Hi there,
I’ve build my own local network and use TrueNAS as my local storage pool. My whole house (local network) is build on a general 1000 Mbps speed capability, which I of course intend to also use for my TrueNAS. All my devices on my local network confirm me that the 1000 Mbps capability is available and used. However, when I upload stuff to my storage pool over the local network, it is somehow throttled at a maximum upload rate of 80mbps. The upload stays stable on the maximum rate. I’ve checked every component of my home network and nothing is throttling the local network banth under 1000 Mbps.
Therefore I can only conclude that this issue somehow resides in TrueNAS and may be fixed with certain configurations that I’m currently not aware of.
Please help and let me know of possible solutions.
Thanks for the instructions.
Here are the results:
Sorry for the confusion, I wrote 1000Mbps but meant 1Gbit/s or 1000Mbit/s. Either way its still some performance I’m missing out, to be exact 55MB/s (1000Mbits/s equals 125MB/s).
To answer @neofusion 's question: It seems to me this happens to all upload situations no matter whether its a single big or multiple smaller files.
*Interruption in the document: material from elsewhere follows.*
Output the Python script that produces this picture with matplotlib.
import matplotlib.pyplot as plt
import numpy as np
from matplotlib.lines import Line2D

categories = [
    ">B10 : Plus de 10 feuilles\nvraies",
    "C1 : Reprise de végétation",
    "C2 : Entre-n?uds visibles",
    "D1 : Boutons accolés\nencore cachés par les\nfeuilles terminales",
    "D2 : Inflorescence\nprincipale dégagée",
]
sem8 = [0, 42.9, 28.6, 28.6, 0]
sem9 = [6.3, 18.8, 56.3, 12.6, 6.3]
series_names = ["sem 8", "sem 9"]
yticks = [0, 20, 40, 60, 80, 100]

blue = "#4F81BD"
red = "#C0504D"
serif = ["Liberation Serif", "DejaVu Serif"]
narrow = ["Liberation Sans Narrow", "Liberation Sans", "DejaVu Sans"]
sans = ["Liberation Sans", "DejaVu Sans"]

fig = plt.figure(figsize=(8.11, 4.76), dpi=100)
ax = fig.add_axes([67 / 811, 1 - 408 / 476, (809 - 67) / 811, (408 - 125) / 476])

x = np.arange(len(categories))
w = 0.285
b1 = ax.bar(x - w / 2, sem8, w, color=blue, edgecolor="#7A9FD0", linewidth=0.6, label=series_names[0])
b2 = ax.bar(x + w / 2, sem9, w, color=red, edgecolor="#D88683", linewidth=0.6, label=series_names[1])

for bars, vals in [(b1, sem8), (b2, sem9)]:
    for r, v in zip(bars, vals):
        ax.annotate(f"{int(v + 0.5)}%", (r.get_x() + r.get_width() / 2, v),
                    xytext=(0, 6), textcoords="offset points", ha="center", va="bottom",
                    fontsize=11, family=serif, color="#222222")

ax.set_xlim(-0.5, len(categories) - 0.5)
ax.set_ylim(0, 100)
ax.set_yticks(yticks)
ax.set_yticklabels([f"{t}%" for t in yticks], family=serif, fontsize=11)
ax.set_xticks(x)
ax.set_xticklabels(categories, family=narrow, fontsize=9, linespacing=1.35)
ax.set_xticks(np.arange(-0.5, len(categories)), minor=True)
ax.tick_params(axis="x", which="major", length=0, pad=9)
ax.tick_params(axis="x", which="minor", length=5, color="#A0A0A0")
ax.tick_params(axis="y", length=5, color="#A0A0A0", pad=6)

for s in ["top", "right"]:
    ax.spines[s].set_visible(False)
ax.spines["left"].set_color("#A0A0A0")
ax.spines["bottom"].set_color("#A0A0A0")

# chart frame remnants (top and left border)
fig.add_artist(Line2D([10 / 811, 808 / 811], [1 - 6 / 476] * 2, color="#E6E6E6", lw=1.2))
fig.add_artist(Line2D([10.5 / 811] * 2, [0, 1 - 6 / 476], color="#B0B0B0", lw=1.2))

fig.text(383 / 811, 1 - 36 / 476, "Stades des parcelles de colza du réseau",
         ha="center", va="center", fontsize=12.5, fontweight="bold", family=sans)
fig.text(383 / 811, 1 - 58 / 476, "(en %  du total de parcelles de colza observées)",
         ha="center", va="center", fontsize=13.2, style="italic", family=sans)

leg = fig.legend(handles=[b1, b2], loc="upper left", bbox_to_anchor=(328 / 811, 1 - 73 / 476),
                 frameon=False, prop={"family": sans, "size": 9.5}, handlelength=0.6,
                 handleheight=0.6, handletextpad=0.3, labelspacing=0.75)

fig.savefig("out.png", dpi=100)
The upload speed seems to be always capped at 80mbps.
To answer @Farout 's question: I can give you my hardware / software specs, however I must admit that I’m not that advanced when it comes to TrueNAS. I dont really know where I can find all of those things you’ve listed up. I hope you can tell me where I can find those
Coming back to all the other things I can list you:
→ Homeserver: Ryzen 5 5600G, AsRock B550m/itx-ac, DDR4 32GB 3200Mhz RAM, 4TB Lexar M.2 Nvme SSD, 200W power supply
→ TP-Link SG108, walls include LAN NIC’s capable of 10Gbits but it doesnt matter since the switch is only capable of 1Gbit/s max per port. All the LAN cables are at least CAT 5 so they should be able to do 1Gbit/s.
→ I’m running TrueNAS on Proxmox with 8GB RAM and 2 cores allocated. The pool probably makes up 80% of my whole Nvme drive (please don’t question my hardware / software decisions, I have my reasons.)
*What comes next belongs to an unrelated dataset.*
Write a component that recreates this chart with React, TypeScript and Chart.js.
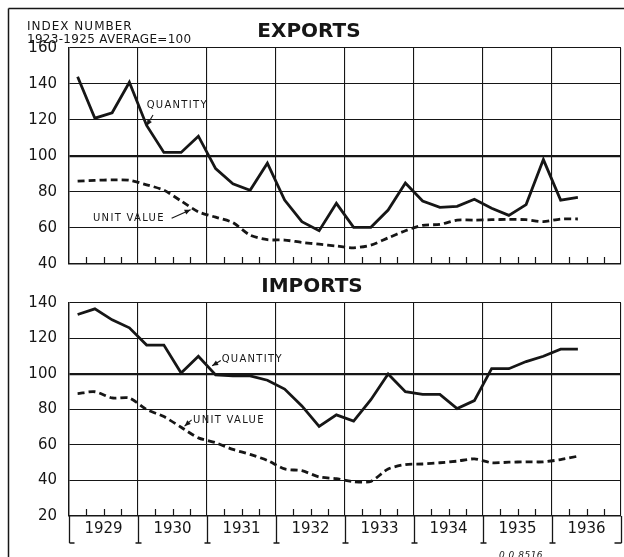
import React, { useEffect, useRef } from 'react';
import { Chart, registerables } from 'chart.js';

Chart.register(...registerables);

// ---- data (quarterly, 1929 Q1 – 1936 Q2) ----
const YEARS = ['1929', '1930', '1931', '1932', '1933', '1934', '1935', '1936'];
const QUARTERS_PER_YEAR = 4;

const exportsQuantity = [
  144, 121, 124, 141, 117, 102, 102, 111, 93, 84.5, 81, 96, 75.5, 63.5, 58.5,
  73.7, 60.4, 60.4, 70, 85, 75, 71.5, 72, 76, 71, 67, 73, 98, 75.5, 77,
];
const exportsUnitValue = [
  86, 86.5, 86.7, 86.5, 84, 81, 75, 69, 66, 63, 56, 53.5, 53.3, 52, 51, 50, 49,
  50.5, 54.5, 58.5, 61.5, 62, 64.4, 64.4, 64.6, 64.8, 64.6, 63.5, 65, 65,
];
const importsQuantity = [
  133.5, 136.7, 130.5, 126, 116.3, 116.3, 100.6, 110, 99.5, 99, 99, 96.5, 91.5,
  82, 70.5, 77, 73.5, 85.5, 100, 90, 88.5, 88.5, 80.5, 85, 103, 103, 107, 110,
  114, 114,
];
const importsUnitValue = [
  89, 90, 86.5, 86.5, 80, 76, 70, 64, 61.3, 57.5, 54.7, 51.3, 46.5, 45.5, 42, 41,
  39.3, 39.5, 46.5, 49, 49.3, 50, 50.9, 52.2, 50, 50.3, 50.5, 50.5, 51.8, 53.7,
];
const exportsTicks = [40, 60, 80, 100, 120, 140, 160];
const importsTicks = [20, 40, 60, 80, 100, 120, 140];

const INK = '#161616';
const FONT = '"DejaVu Sans"';
Chart.defaults.font.family = FONT;
Chart.defaults.color = INK;

type Note = { text: string; tx: number; ty: number; from: [number, number]; to: [number, number] };

const exportsNotes: Note[] = [
  { text: 'QUANTITY', tx: 4.5, ty: 128.3, from: [4.87, 122.8], to: [4.5, 116.8] },
  { text: 'UNIT VALUE', tx: 1.39, ty: 65.6, from: [5.95, 65.4], to: [7.05, 70.2] },
];
const importsNotes: Note[] = [
  { text: 'QUANTITY', tx: 8.85, ty: 108.3, from: [8.8, 107.6], to: [8.3, 104.6] },
  { text: 'UNIT VALUE', tx: 7.19, ty: 73.6, from: [7.11, 74.2], to: [6.7, 70.6] },
];

function arrow(ctx: CanvasRenderingContext2D, x1: number, y1: number, x2: number, y2: number) {
  ctx.beginPath();
  ctx.moveTo(x1, y1);
  ctx.lineTo(x2, y2);
  ctx.stroke();
  const a = Math.atan2(y2 - y1, x2 - x1);
  const L = 6;
  const W = 2.6;
  ctx.beginPath();
  ctx.moveTo(x2, y2);
  ctx.lineTo(x2 - L * Math.cos(a) + W * Math.sin(a), y2 - L * Math.sin(a) - W * Math.cos(a));
  ctx.lineTo(x2 - L * Math.cos(a) - W * Math.sin(a), y2 - L * Math.sin(a) + W * Math.cos(a));
  ctx.closePath();
  ctx.fill();
}

function makeDecor(kind: 'exports' | 'imports', notes: Note[], pageTop: number) {
  return {
    id: 'decor_' + kind,
    afterDraw(chart: any) {
      const ctx: CanvasRenderingContext2D = chart.ctx;
      const xs = chart.scales.x;
      const ys = chart.scales.y;
      const area = chart.chartArea;
      ctx.save();
      ctx.strokeStyle = INK;
      ctx.fillStyle = INK;

      // outer frame (left and top)
      ctx.lineWidth = 1.5;
      ctx.beginPath();
      ctx.moveTo(8.5, kind === 'exports' ? 8.5 : 0);
      ctx.lineTo(8.5, chart.height);
      if (kind === 'exports') {
        ctx.moveTo(8.5, 8.5);
        ctx.lineTo(chart.width, 8.5);
      }
      ctx.stroke();

      // minor quarter ticks along bottom of plot
      ctx.lineWidth = 1.2;
      ctx.beginPath();
      const nQ = YEARS.length * QUARTERS_PER_YEAR;
      for (let q = 1; q < nQ; q++) {
        if (q % QUARTERS_PER_YEAR === 0) continue;
        const x = Math.round(xs.getPixelForValue(q)) + 0.5;
        ctx.moveTo(x, area.bottom);
        ctx.lineTo(x, area.bottom - 7);
      }
      ctx.stroke();

      // annotations
      ctx.font = '10px ' + FONT;
      (ctx as any).letterSpacing = '1.3px';
      ctx.textAlign = 'left';
      ctx.textBaseline = 'middle';
      notes.forEach((n) => {
        ctx.fillText(n.text, xs.getPixelForValue(n.tx), ys.getPixelForValue(n.ty));
        ctx.lineWidth = 1.1;
        arrow(
          ctx,
          xs.getPixelForValue(n.from[0]),
          ys.getPixelForValue(n.from[1]),
          xs.getPixelForValue(n.to[0]),
          ys.getPixelForValue(n.to[1])
        );
      });

      // panel title
      (ctx as any).letterSpacing = '0px';
      ctx.font = 'bold 20px ' + FONT;
      ctx.textAlign = 'center';
      ctx.textBaseline = 'alphabetic';
      if (kind === 'exports') {
        ctx.fillText('EXPORTS', 309, 36.5);
        ctx.textAlign = 'left';
        ctx.font = '12px ' + FONT;
        (ctx as any).letterSpacing = '1px';
        ctx.fillText('INDEX NUMBER', 27, 30);
        (ctx as any).letterSpacing = '0.3px';
        ctx.fillText('1923-1925 AVERAGE=100', 27, 43);
      } else {
        ctx.fillText('IMPORTS', 312, 292 - pageTop);
        // year brackets below axis
        ctx.lineWidth = 1.3;
        ctx.beginPath();
        for (let y = 0; y <= YEARS.length; y++) {
          const x = Math.round(xs.getPixelForValue(y * QUARTERS_PER_YEAR)) + 0.5;
          const yb = area.bottom + 27;
          ctx.moveTo(x, area.bottom);
          ctx.lineTo(x, yb);
          if (y === 0) {
            ctx.moveTo(x, yb);
            ctx.lineTo(x + 5, yb);
          } else if (y === YEARS.length) {
            ctx.moveTo(x - 7, yb);
            ctx.lineTo(x, yb);
          } else {
            ctx.moveTo(x - 3, yb);
            ctx.lineTo(x + 3, yb);
          }
        }
        ctx.stroke();
        ctx.font = 'italic 9px ' + FONT;
        ctx.textAlign = 'left';
        (ctx as any).letterSpacing = '0.5px';
        ctx.fillText('0.0.8516', 499, 558 - pageTop);
      }
      ctx.restore();
    },
  };
}

function makeConfig(p: {
  kind: 'exports' | 'imports';
  quantity: number[];
  unit: number[];
  yTicks: number[];
  notes: Note[];
  pageTop: number;
  padTop: number;
  padBottom: number;
  xHeight: number;
}): any {
  const nQ = YEARS.length * QUARTERS_PER_YEAR;
  const toPts = (arr: number[]) => arr.map((v, i) => ({ x: i + 0.5, y: v }));
  const showYears = p.kind === 'imports';
  return {
    type: 'line',
    data: {
      datasets: [
        {
          label: 'Quantity',
          data: toPts(p.quantity),
          borderColor: INK,
          borderWidth: 2.8,
          pointRadius: 0,
          tension: 0,
          fill: false,
          borderJoinStyle: 'miter',
        },
        {
          label: 'Unit value',
          data: toPts(p.unit),
          borderColor: INK,
          borderWidth: 2.8,
          borderDash: [7, 4],
          pointRadius: 0,
          tension: 0.25,
          fill: false,
        },
      ],
    },
    options: {
      animation: false,
      responsive: true,
      maintainAspectRatio: false,
      events: [],
      layout: { padding: { top: p.padTop, left: 0, right: 3, bottom: p.padBottom } },
      plugins: { legend: { display: false }, tooltip: { enabled: false }, title: { display: false } },
      scales: {
        x: {
          type: 'linear',
          min: 0,
          max: nQ,
          afterBuildTicks: (scale: any) => {
            const t: any[] = [];
            for (let y = 0; y <= YEARS.length; y++) {
              t.push({ value: y * QUARTERS_PER_YEAR });
              if (y < YEARS.length && showYears) t.push({ value: y * QUARTERS_PER_YEAR + QUARTERS_PER_YEAR / 2 });
            }
            scale.ticks = t;
          },
          afterFit: (scale: any) => {
            scale.height = p.xHeight;
            scale.paddingLeft = 0;
            scale.paddingRight = 0;
          },
          ticks: {
            display: showYears,
            autoSkip: false,
            maxRotation: 0,
            padding: 4,
            color: INK,
            font: { size: 15 },
            callback: (v: number) =>
              v % QUARTERS_PER_YEAR === QUARTERS_PER_YEAR / 2 ? YEARS[(v - 2) / QUARTERS_PER_YEAR] : '',
          },
          grid: {
            drawTicks: false,
            color: (c: any) => (c.tick && c.tick.value % QUARTERS_PER_YEAR === 0 ? INK : 'rgba(0,0,0,0)'),
            lineWidth: 1.1,
          },
          border: { display: true, color: INK, width: 1.4 },
        },
        y: {
          type: 'linear',
          min: p.yTicks[0],
          max: p.yTicks[p.yTicks.length - 1],
          afterBuildTicks: (scale: any) => {
            scale.ticks = p.yTicks.map((v) => ({ value: v }));
          },
          afterFit: (scale: any) => {
            scale.width = 69;
            scale.paddingTop = 0;
            scale.paddingBottom = 0;
          },
          ticks: { padding: 12, color: INK, font: { size: 15 } },
          grid: {
            drawTicks: false,
            color: INK,
            lineWidth: (c: any) => (c.tick && c.tick.value === 100 ? 2.2 : 1.1),
          },
          border: { display: true, color: INK, width: 1.4 },
        },
      },
    },
    plugins: [makeDecor(p.kind, p.notes, p.pageTop)],
  };
}

export default function App() {
  const ref1 = useRef<HTMLCanvasElement>(null);
  const ref2 = useRef<HTMLCanvasElement>(null);

  useEffect(() => {
    const c1 = new Chart(
      ref1.current as HTMLCanvasElement,
      makeConfig({
        kind: 'exports',
        quantity: exportsQuantity,
        unit: exportsUnitValue,
        yTicks: exportsTicks,
        notes: exportsNotes,
        pageTop: 0,
        padTop: 48,
        padBottom: 8,
        xHeight: 0,
      })
    );
    const c2 = new Chart(
      ref2.current as HTMLCanvasElement,
      makeConfig({
        kind: 'imports',
        quantity: importsQuantity,
        unit: importsUnitValue,
        yTicks: importsTicks,
        notes: importsNotes,
        pageTop: 272,
        padTop: 31,
        padBottom: 0,
        xHeight: 41,
      })
    );
    return () => {
      c1.destroy();
      c2.destroy();
    };
  }, []);

  return (
    <div style={{ position: 'absolute', left: 0, top: 0, width: 624, height: 557, background: '#fff', overflow: 'hidden' }}>
      <div style={{ position: 'absolute', left: 0, top: 0, width: 624, height: 272 }}>
        <canvas ref={ref1} />
      </div>
      <div style={{ position: 'absolute', left: 0, top: 272, width: 624, height: 285 }}>
        <canvas ref={ref2} />
      </div>
    </div>
  );
}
Not a question but a plain statement: You’re running TrueNAS with little RAM, which hurts write speeds, and not much CPU either. Don’t expect performance.
Oh, if you mean your pool is a single drive that is 80% full, you’re playing with fire; if you mean that your pool lives on a partition that is 80% of the whole drive, presented by Proxmox, you’re playing with nuclear fire…
I doubled the ressources of my TrueNAS to 16GB and 4 cores, there were absolutely no improvements compared to the iperf3 results above.
Don’t worry, most of the data is stored externally on two different drives. Aside from that, its a SSD Nvme so it probably wouldn’t be a ticking time bomb like HDD’s tend to be. Furthermore, I rarely hook up my TrueNAS, in general my only drive on this homeserver isn’t stressed at all. So even IF it should fail, it wouldn’t be a tragedy for the lost data on the TrueNAS (i’d rather be disappointed because that would mean that I’d have to setup Proxmox and my local home network all from the start again)
But you know how they always say: NO RISK, NO FUN!
Still, thx for pointing that out. I should really find a backup solution for all the homeserver configuration I did…
Yes, you are right. Thanks for the correction! I meant Cat5e. The cables are all differently long. The 10Gbit/s cables in the walls must be very long. Aside from that all the others connected to the switch tend to be around 10cm to 1.5m. There are all in a new state, nothing is “frayed”.
I’ve followed further investigations recommended by f.e. @winnielinnie, I cannot think of something in my network that is throttling the connection that bad. The only thing that might be can be the TP-Link SG108 switch, which is advertised to support 1Gbit/s on each port. My home network isn’t really using this much my network, which otherwise could have maybe explained this kind of performance loss.